Juggling time zones is going to be a challenge for the synchronous meetings – since participants are from the US, Europe and Japan. Evidently we will negotiate times for synchronous sessions, but realistically I think I will be working at least until midnight for most of the week. Although I know it could be worse than this I am naturally more of an early bird than a night owl – so it will be an interesting challenge.

The format is similar to the format for last year, although I think there is more asynchronous time built into the programme this year and more time for reflection – which is good.

Academic BEtreat Programme

As for last year the programme is divided up into different group activities and colour coded according to these activities.
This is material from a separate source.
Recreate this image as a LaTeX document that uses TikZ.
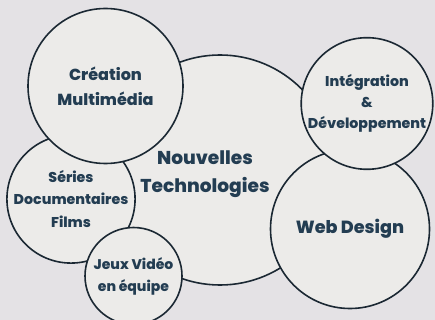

  • Pale yellow marks the start and end of the BEtreat.
  • Pink is for leadership group activities. I will be in the Critical Friends group where we reflect on the process such as taking care of online and offline integration. We will be able to do some of this work asynchronously
  • Purple is for theory discussion activities in which we will review Etienne’s book. There are 5 theory review sessions covering – Meaning, Learning in communities of practice,Boundaries and scale, Identity, Identification and power
  • On Wednesday morning there is a theory preview session in which Etienne and Bev will present their most recent work.
  •  There are also three thematic discussion groups to deepen discussion on – Learning theory and research, Value creation and evaluation, Adult pedagogy, technology and professional development (I will be in this group)
  • Gold and yellow sections are for social activities (for the f2f participants)
  • Finally, we need to introduce ourselves – in the case of online people through creating a wiki page to provide a context for who we are and what we do. At the end of the week, we will create an action plan to take our work forward and post it on this page.
Academic BEtreat Wiki Homepage

It will be very interesting to be online on this BEtreat this year having been there in person in California last year. I’m wondering whether it will make a difference to how I feel about the integration of online and face-to-face working. (I made this blog post after last year’s betreat).  I also want to see whether it is easier to understand the cultural context than it was last year given this is an Academic BEtreat. (This was the blog post I made last year in relation to this). Finally, I am hoping to learn more about the relationship between meaning, learning and identity in terms of how an understanding of this would apply in the practice of teaching and learning, and more about the value creation framework and how to apply this in practice. I have started blogging about this and hope to continue if time allows – but it might be a bit hectic!